→ **Exercise**: Copy out each line exactly; pictures stay out of the copy.
— begin Dataset content —
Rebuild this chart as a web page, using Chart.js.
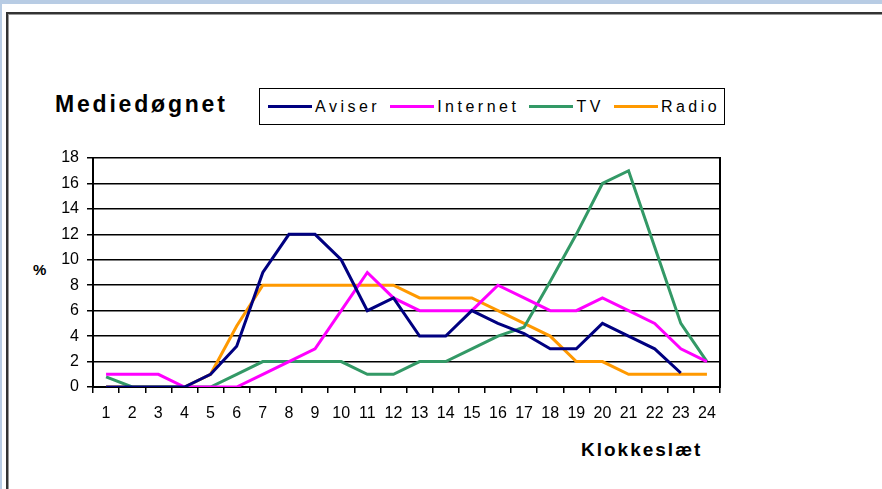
<!DOCTYPE html>
<html lang="da">
<head>
    <meta charset="UTF-8">
    <title>Mediedøgnet</title>
    <script src="https://cdn.jsdelivr.net/npm/chart.js"></script>
    <style>
        body { margin: 0; width: 882px; height: 489px; overflow: hidden; background: #fff; font-family: "Liberation Sans", Arial, sans-serif; position: relative; }
        .band-top { position: absolute; left: 0; top: 0; width: 882px; height: 4px; background: #b8cce4; }
        .band-left { position: absolute; left: 0; top: 0; width: 2px; height: 489px; background: #b8cce4; }
        .frame { position: absolute; left: 6px; top: 12px; width: 900px; height: 500px; border-top: 2px solid #333; border-left: 2px solid #333; box-shadow: inset 1px 1px 0 #999; }
        #chart { position: absolute; left: 0; top: 0; }
        .title { position: absolute; left: 55px; top: 91px; font-size: 23px; font-weight: bold; letter-spacing: 2.8px; }
        .legend { position: absolute; left: 259px; top: 88px; width: 466px; height: 37px; border: 1.5px solid #000; box-sizing: border-box; display: flex; align-items: center; padding-left: 8px; }
        .legend span.item { display: flex; align-items: center; margin-right: 10px; font-size: 16px; letter-spacing: 3.5px; }
        .legend span.swatch { display: inline-block; width: 44px; height: 3px; margin-right: 3px; }
        .ylab { position: absolute; left: 33px; top: 261px; font-size: 15px; font-weight: bold; }
        .xlab { position: absolute; left: 581px; top: 439px; font-size: 19px; font-weight: bold; letter-spacing: 2px; }
    </style>
</head>
<body>
    <div class="band-top"></div>
    <div class="band-left"></div>
    <div class="frame"></div>
    <div class="title">Mediedøgnet</div>
    <div class="legend" id="legend"></div>
    <div class="ylab">%</div>
    <div class="xlab">Klokkeslæt</div>
    <canvas id="chart" width="882" height="489"></canvas>

    <script>
        // hours of the day
        const hours = ['1','2','3','4','5','6','7','8','9','10','11','12','13','14','15','16','17','18','19','20','21','22','23','24'];
        const seriesNames = ['Aviser', 'Internet', 'TV', 'Radio'];
        const seriesColors = ['#000080', '#ff00ff', '#339966', '#ff9900'];

        const aviser   = [0, 0, 0, 0, 1, 3.2, 9, 12, 12, 10, 6, 7, 4, 4, 6, 5, 4.2, 3, 3, 5, 4, 3, 1.1, null];
        const internet = [1, 1, 1, 0, 0, 0, 1, 2, 3, 6, 9, 7, 6, 6, 6, 8, 7, 6, 6, 7, 6, 5, 3, 2];
        const tv       = [0.8, 0, 0, 0, 0, 1, 2, 2, 2, 2, 1, 1, 2, 2, 3, 4, 4.7, 8.3, 12, 16, 17, 11, 5, 2];
        const radio    = [0, 0, 0, 0, 1, 4.8, 8, 8, 8, 8, 8, 8, 7, 7, 7, 6, 5, 4, 2, 2, 1, 1, 1, 1];
        const seriesValues = [aviser, internet, tv, radio];

        const yTicks = [0, 2, 4, 6, 8, 10, 12, 14, 16, 18];

        // legend in html
        const legendEl = document.getElementById('legend');
        seriesNames.forEach((name, i) => {
            const item = document.createElement('span');
            item.className = 'item';
            item.innerHTML = '<span class="swatch" style="background:' + seriesColors[i] + '"></span>' + name;
            legendEl.appendChild(item);
        });

        const ctx = document.getElementById('chart').getContext('2d');
        new Chart(ctx, {
            type: 'line',
            data: {
                labels: hours,
                datasets: seriesNames.map((name, i) => ({
                    label: name,
                    data: seriesValues[i],
                    borderColor: seriesColors[i],
                    backgroundColor: seriesColors[i],
                    borderWidth: 3,
                    pointRadius: 0,
                    tension: 0,
                    spanGaps: false
                }))
            },
            options: {
                responsive: false,
                animation: false,
                layout: { padding: { left: 53, top: 158, right: 162, bottom: 0 } },
                plugins: {
                    legend: { display: false },
                    title: { display: false },
                    tooltip: { enabled: false }
                },
                scales: {
                    x: {
                        offset: true,
                        grid: { offset: true, drawOnChartArea: false, tickLength: 6, tickColor: '#000', lineWidth: 1.5 },
                        border: { color: '#000', width: 2 },
                        ticks: { color: '#000', font: { family: 'Liberation Sans', size: 16 }, maxRotation: 0, autoSkip: false, padding: 11 },
                        afterFit: s => { s.height = 102; }
                    },
                    y: {
                        min: yTicks[0],
                        max: yTicks[yTicks.length - 1],
                        afterBuildTicks: s => { s.ticks = yTicks.map(v => ({ value: v })); },
                        grid: { color: '#000', lineWidth: 1.5, tickLength: 6 },
                        border: { color: '#000', width: 2 },
                        ticks: { color: '#000', font: { family: 'Liberation Sans', size: 16 }, padding: 8 },
                        afterFit: s => { s.width = 40; }
                    },
                    y2: {
                        position: 'right',
                        min: 0,
                        max: 18,
                        grid: { drawOnChartArea: false, drawTicks: false },
                        border: { color: '#000', width: 2 },
                        ticks: { display: false },
                        afterFit: s => { s.width = 0; }
                    }
                }
            }
        });
    </script>
</body>
</html>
— end Dataset content —
→ **Solution for this problem**:
Rebuild this chart as a web page, using Chart.js.
<!DOCTYPE html>
<html lang="da">
<head>
    <meta charset="UTF-8">
    <title>Mediedøgnet</title>
    <script src="https://cdn.jsdelivr.net/npm/chart.js"></script>
    <style>
        body { margin: 0; width: 882px; height: 489px; overflow: hidden; background: #fff; font-family: "Liberation Sans", Arial, sans-serif; position: relative; }
        .band-top { position: absolute; left: 0; top: 0; width: 882px; height: 4px; background: #b8cce4; }
        .band-left { position: absolute; left: 0; top: 0; width: 2px; height: 489px; background: #b8cce4; }
        .frame { position: absolute; left: 6px; top: 12px; width: 900px; height: 500px; border-top: 2px solid #333; border-left: 2px solid #333; box-shadow: inset 1px 1px 0 #999; }
        #chart { position: absolute; left: 0; top: 0; }
        .title { position: absolute; left: 55px; top: 91px; font-size: 23px; font-weight: bold; letter-spacing: 2.8px; }
        .legend { position: absolute; left: 259px; top: 88px; width: 466px; height: 37px; border: 1.5px solid #000; box-sizing: border-box; display: flex; align-items: center; padding-left: 8px; }
        .legend span.item { display: flex; align-items: center; margin-right: 10px; font-size: 16px; letter-spacing: 3.5px; }
        .legend span.swatch { display: inline-block; width: 44px; height: 3px; margin-right: 3px; }
        .ylab { position: absolute; left: 33px; top: 261px; font-size: 15px; font-weight: bold; }
        .xlab { position: absolute; left: 581px; top: 439px; font-size: 19px; font-weight: bold; letter-spacing: 2px; }
    </style>
</head>
<body>
    <div class="band-top"></div>
    <div class="band-left"></div>
    <div class="frame"></div>
    <div class="title">Mediedøgnet</div>
    <div class="legend" id="legend"></div>
    <div class="ylab">%</div>
    <div class="xlab">Klokkeslæt</div>
    <canvas id="chart" width="882" height="489"></canvas>

    <script>
        // hours of the day
        const hours = ['1','2','3','4','5','6','7','8','9','10','11','12','13','14','15','16','17','18','19','20','21','22','23','24'];
        const seriesNames = ['Aviser', 'Internet', 'TV', 'Radio'];
        const seriesColors = ['#000080', '#ff00ff', '#339966', '#ff9900'];

        const aviser   = [0, 0, 0, 0, 1, 3.2, 9, 12, 12, 10, 6, 7, 4, 4, 6, 5, 4.2, 3, 3, 5, 4, 3, 1.1, null];
        const internet = [1, 1, 1, 0, 0, 0, 1, 2, 3, 6, 9, 7, 6, 6, 6, 8, 7, 6, 6, 7, 6, 5, 3, 2];
        const tv       = [0.8, 0, 0, 0, 0, 1, 2, 2, 2, 2, 1, 1, 2, 2, 3, 4, 4.7, 8.3, 12, 16, 17, 11, 5, 2];
        const radio    = [0, 0, 0, 0, 1, 4.8, 8, 8, 8, 8, 8, 8, 7, 7, 7, 6, 5, 4, 2, 2, 1, 1, 1, 1];
        const seriesValues = [aviser, internet, tv, radio];

        const yTicks = [0, 2, 4, 6, 8, 10, 12, 14, 16, 18];

        // legend in html
        const legendEl = document.getElementById('legend');
        seriesNames.forEach((name, i) => {
            const item = document.createElement('span');
            item.className = 'item';
            item.innerHTML = '<span class="swatch" style="background:' + seriesColors[i] + '"></span>' + name;
            legendEl.appendChild(item);
        });

        const ctx = document.getElementById('chart').getContext('2d');
        new Chart(ctx, {
            type: 'line',
            data: {
                labels: hours,
                datasets: seriesNames.map((name, i) => ({
                    label: name,
                    data: seriesValues[i],
                    borderColor: seriesColors[i],
                    backgroundColor: seriesColors[i],
                    borderWidth: 3,
                    pointRadius: 0,
                    tension: 0,
                    spanGaps: false
                }))
            },
            options: {
                responsive: false,
                animation: false,
                layout: { padding: { left: 53, top: 158, right: 162, bottom: 0 } },
                plugins: {
                    legend: { display: false },
                    title: { display: false },
                    tooltip: { enabled: false }
                },
                scales: {
                    x: {
                        offset: true,
                        grid: { offset: true, drawOnChartArea: false, tickLength: 6, tickColor: '#000', lineWidth: 1.5 },
                        border: { color: '#000', width: 2 },
                        ticks: { color: '#000', font: { family: 'Liberation Sans', size: 16 }, maxRotation: 0, autoSkip: false, padding: 11 },
                        afterFit: s => { s.height = 102; }
                    },
                    y: {
                        min: yTicks[0],
                        max: yTicks[yTicks.length - 1],
                        afterBuildTicks: s => { s.ticks = yTicks.map(v => ({ value: v })); },
                        grid: { color: '#000', lineWidth: 1.5, tickLength: 6 },
                        border: { color: '#000', width: 2 },
                        ticks: { color: '#000', font: { family: 'Liberation Sans', size: 16 }, padding: 8 },
                        afterFit: s => { s.width = 40; }
                    },
                    y2: {
                        position: 'right',
                        min: 0,
                        max: 18,
                        grid: { drawOnChartArea: false, drawTicks: false },
                        border: { color: '#000', width: 2 },
                        ticks: { display: false },
                        afterFit: s => { s.width = 0; }
                    }
                }
            }
        });
    </script>
</body>
</html>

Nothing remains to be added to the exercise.